In 1978 the Somoza National Guards begin a series of repression campaigns against the communities along the Atlantic Coast, and finally forced Beer to flee to Costa Rica in 1979. Two days after Somoza was toppled from power, she returned to Nicaragua 19 July 1979 and began working as the head librarian of the Bluefields Public Library. The new government, created by the Sandinista National Liberation Front (Frente Sandinista de Liberación Nacional (FSLN)) had her make an inventory of the library's holdings and the Ministry of Culture had her establish libraries in the towns of Pearl Lagoon and Kukra Hill. In addition to her paintings, during this period, Beer was a contributor to the bi-lingual Sunrise newspaper.
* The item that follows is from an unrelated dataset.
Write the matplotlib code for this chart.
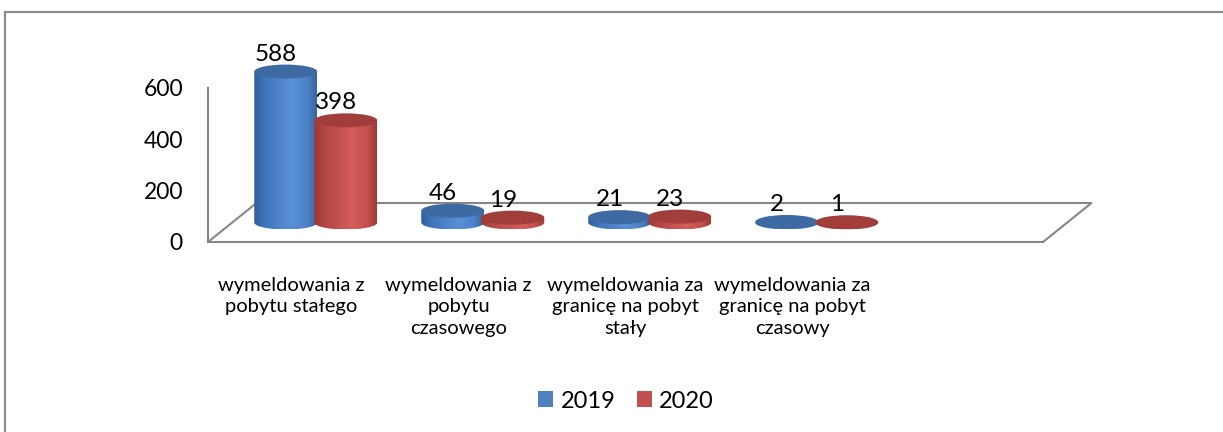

Her works lamented the socio-economic hardships faced by the residents of the coast. She was the first woman poet of the Mosquito Coast and wrote her poems in creole, English and Spanish.

In 1981, Beer was selected to participate in the Caribbean Festival of Arts in Barbados, taking eight paintings to display. One of the other artists commented that her skin tones were all brown, but that black-skinned people had bluish tones. She returned home and perfected through experimentation, a tone she liked which she saw as a turning point in her work. She left the library in 1983 and joined the National Visual Artists’ Union (Unión Nacional de Artistas Plásticos de Nicaragua (UNAP) and the Sandinista Association of Cultural Workers (Asociación Sandinista de Trabajadores Culturales (ASTC)). The following years were marked with multiple exhibits both within Nicaragua and internationally. Her paintings were shown with acclaim in Asia, the Caribbean, Europe, Mexico and the United States.
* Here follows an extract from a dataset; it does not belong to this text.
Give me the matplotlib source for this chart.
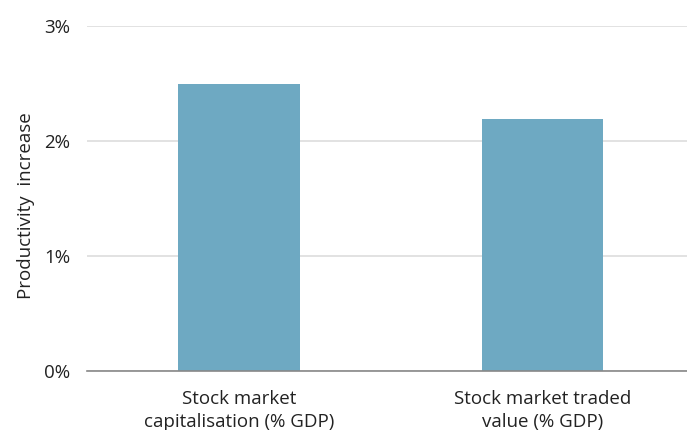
import matplotlib
matplotlib.use("Agg")
import matplotlib.pyplot as plt
from matplotlib.ticker import FuncFormatter

categories = ["Stock market\ncapitalisation (% GDP)", "Stock market traded\nvalue (% GDP)"]
values = [2.5, 2.19]
yticks = [0, 1, 2, 3]

plt.rcParams['font.family'] = ['Open Sans', 'DejaVu Sans']

fig = plt.figure(figsize=(6.87, 4.30), dpi=100)
ax = fig.add_axes([87/687, 1-371/430, 1-87/687, (371-26)/430])

x = list(range(len(categories)))
ax.bar(x, values, width=0.4, color="#6ea9c2", zorder=3)

ax.set_xlim(-0.5, 1.476)
ax.set_ylim(0, 3)
ax.set_yticks(yticks)
ax.yaxis.set_major_formatter(FuncFormatter(lambda v, p: f"{int(v)}%"))
ax.set_xticks(x)
ax.set_xticklabels(categories, fontsize=13.5, color="#222222", linespacing=1.3)

ax.grid(axis='y', color="#dddddd", linewidth=1.2, zorder=0)
for s in ["top", "right", "left"]:
    ax.spines[s].set_visible(False)
ax.spines["bottom"].set_color("#888888")
ax.spines["bottom"].set_linewidth(1.2)
ax.spines["bottom"].set_zorder(4)
ax.tick_params(axis='both', length=0)
ax.tick_params(axis='y', labelsize=13.5, labelcolor="#222222", pad=12)
ax.tick_params(axis='x', pad=14)
ax.set_ylabel("Productivity  increase", fontsize=13.5, color="#222222")
ax.yaxis.set_label_coords(-0.087, 0.48)

fig.savefig("out.png", dpi=100)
Most of Nicaragua is of indigenous and Spanish heritage, but the Mosquito Coastal region was originally a British protectorate which was incorporated in 1894 into the country of Nicaragua. The people who populate the coast are a mixture of minority populations including African Creole, Garifuna, Miskito, Rama, Sumo and Mestizo. These were the people Beer saw around her and who she depicted in both her paintings and writings, along with her social commentary of revolution and feminism. Her palette utilized bright vivid colors, but her figures were often stiff and frozen. Those same figures came to life, in her poems, vibrating with life. One painting, Sandino and the Wounded Eagle, portrayed Augusto César Sandino, who was assassinated by Somoza's forces in the 1930s, as a fallen eagle. Another, Black Sandino won first prize in a national painting competition in 1983 and portrays both black-pride and revolutionary resolve. One of her most known works, The Funeral of Machismo was a critique of the double workload that most women worldwide experience. It depicts a rooster as the central figure, to represent man, and four women at various stages of development—as a child, youth, during pregnancy and in old age—shaking their fists at the rooster. Beers described the work as reflecting the anger of women who work all day and then must come home and work again, while their husbands sit.

==Death and legacy==
Beer died on 14 March 1986 at her home in Bluefields from a heart attack. In 1989, she was posthumously honored with the Rubén Darío Order of Cultural Independence. In August 2003 the Nicaraguan government made it illegal for four of Beer's paintings to leave the country, protecting Fruit Seller, In Memory of Efie Irene, They Dance and Woman Working as part of the national patrimony. Her paintings have been widely exhibited in collaborations by the Cultural Institute of Nicaragua with art galleries, collectors and universities. In 2008 she was honored with an annual literary award bearing her name, the June Beer Literary Prize in Mother Tongues (Premio Literario Internacional en Lenguas Maternas “June Beer”), which is awarded to authors who produce works in indigenous or Creole languages. In 2012 the Afro-Nicaraguan “Mayo Ya” celebrations included an exhibition of her paintings at the Rubén Darío National Theater and in 2016, the Nicaraguan government dedicated the Bienal (Biennial), a fine arts cultural event sponsored by the Ministry of Culture, as a tribute to Beer. Twenty artists from Nicaragua were chosen, along with another twenty international artists from Canada, Ecuador, Germany, Italy, Mexico, Spain, Switzerland, Turkey and the United States to participate in the event which ran from February to May.